Instrument Four (Nat Chard)

Of all the instruments they are the least elegant as objects as I tried to find the measure of the new material i was working with.

Instrument Four (Nat Chard)

They did, however, provide enough encouragement that such a form of projection could provide a means of making indeterminate drawings and more importantly, an indeterminate relationship with the instrument.

Instrument Four (Nat Chard)

The drawing pieces are the white plastic pieces sitting above the picture plane. I will explain them further when showing Instrument Five.

Instrument Four drawing (Nat Chard)

The test drawing (above) shows one of the key problems with instrument four (and five). The folding picture plane is behind the drawing pieces so that the subtle splatters from the thrown paint hitting the drawing pieces are obliterated by the main thrust of the flying paint. At this stage the paint is standard interior house paint. In subsequent drawings it is thickened with acrylic thickening gel.

Instrument Four is very much a test –  the benefits reveal themselves in the subsequent instruments.

Pattern1 (Nat Chard)

These are some of the patterns made to manufacture drawing instruments one to three. The following four types of instrument are made on laser cutters (and the subsequent ones have reverted to aluminium using a waterjet cutter). The patterns are made of cibatool, a homogenous and isotropic material designed to have no variation in character and to machine easily. I cut them on my small cnc mill.

Pattern 2 (Nat Chard)

The pieces of wood are added as air vents when making the silicon rubber mould so that whatever is poured into them can displace the air in the void. The parts for drawing instrument one were cast in plastic and for instruments two and three (and the incomplete instrument) in aluminium. For these I cast wax into the moulds that the foundry covered with a ceramic case and then melted the wax out to make the mould for the aluminium.

Pattern 3(Nat Chard)

Pattern three (above) was the first piece I machined. There are no drawings of the whole thing and no complete drawings any of the parts. They were designed incrementally, even within each part, so the only thing known about the next component was the dimension and geometry of the fixing to the previous piece.

Underside of chassis (Nat Chard)

Leg pattern (Nat Chard)

Dome brackets (Nat Chard)

Frame for drawers (Nat Chard)

Various components (Nat Chard)

Drawing Instrument 3 (Nat Chard)

Instrument Three is a linear development of Instrument Two, which was destroyed in transit while returning from an exhibition. The picture plane is a little different, but in most other respects it is a remake of Instrument Two.

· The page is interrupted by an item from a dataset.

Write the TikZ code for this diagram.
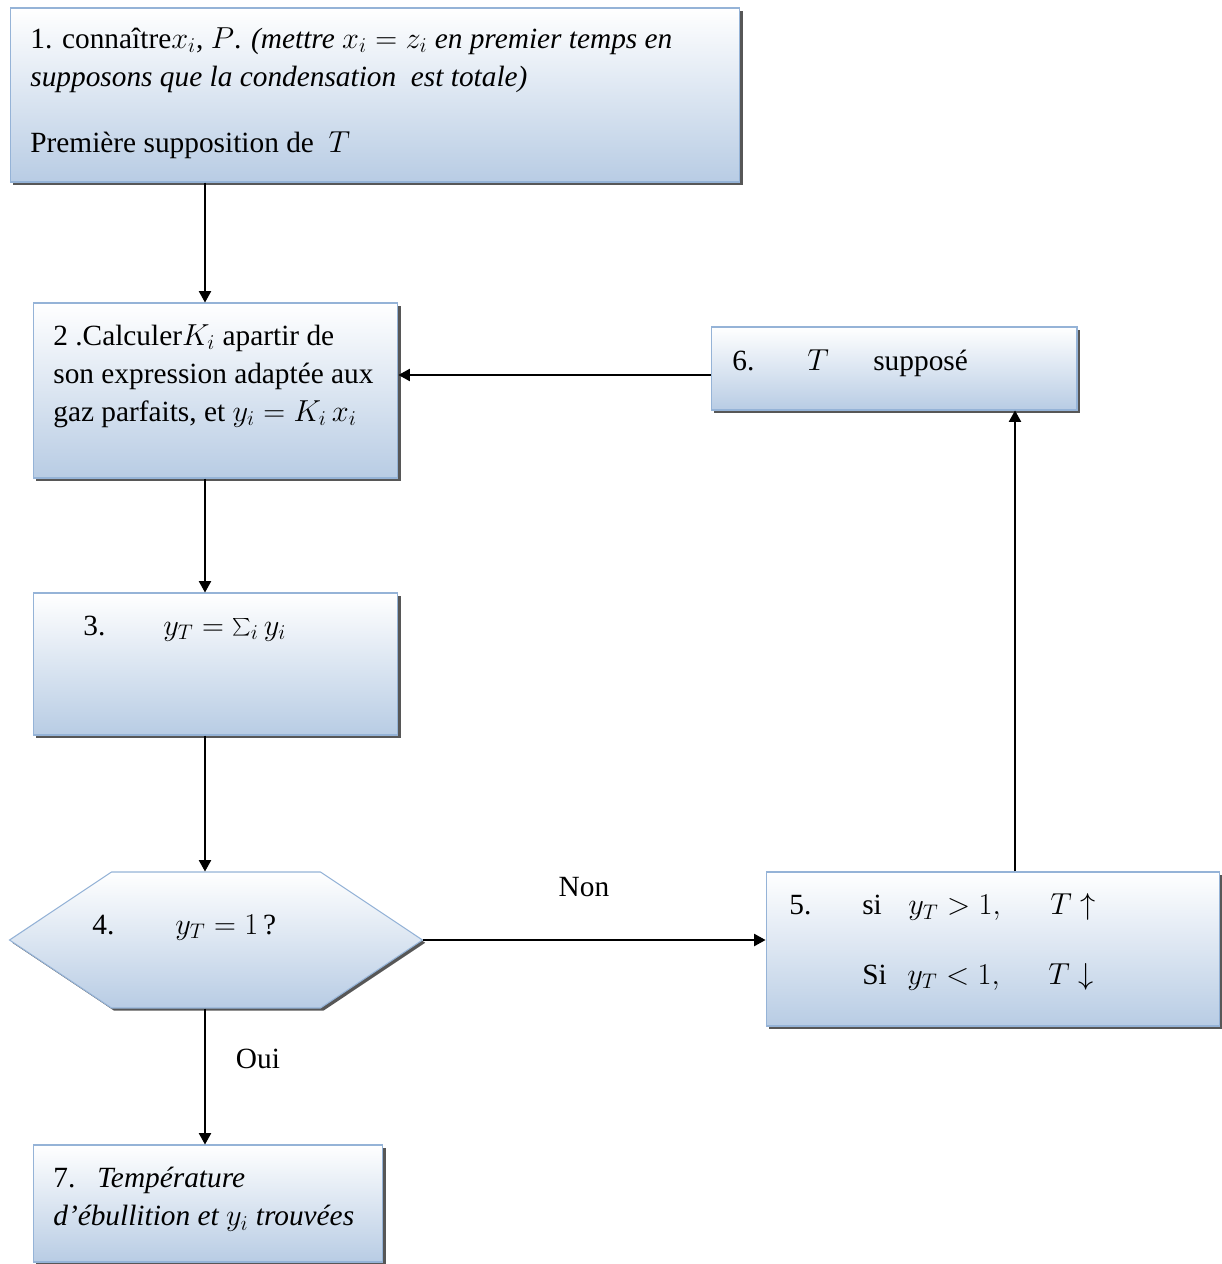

Drawing Instrument 3 (Nat Chard)

Drawing Instrument 3 (Nat Chard)

 

Drawing Instrument 3 (Nat Chard)

Instrument two drawing (Nat Chard)

Here is one of the drawings from Instrument Two. It is a photograph on photographic paper that was held on the picture plane with acrylic plates, so the holes around the edges are from blots that hold the plates (and the photographic paper) to the picture plane. The dark parts are the projection of the white model in the box (projector) and the white parts are the negative of the shadow. below is the positive from this negative (in conventional photographic terms).

Instrument two drawing positive (Nat Chard)

The only reason for showing thei image is that it makes it easier to see where the various parts came from, so the projection is now white and the paradoxical shadow is black. The shadow seems to register with the base of the projected model, but is mysteriously smaller, geometrically perhaps appearing to be the object for which the projection is the shadow. You can also see photograms of the plate edges (that hold the paper flat on the picture plane) and some of the registrations cut into the surface of the plates.

Below is a sequence of drawings. The whole sequence can be seen in a picture in the previous post.

Instrument two drawing (Nat Chard) 2Instrument two drawing (Nat Chard) 4

Instrument two drawing (Nat Chard) 9

Instrument two drawing (Nat Chard) 10

The difference between the images is established mostly by folds in the picture plane. As the picture plane adjusts to question the projection, the model int he projector also moves to try and sustain its opinion on the picture plane.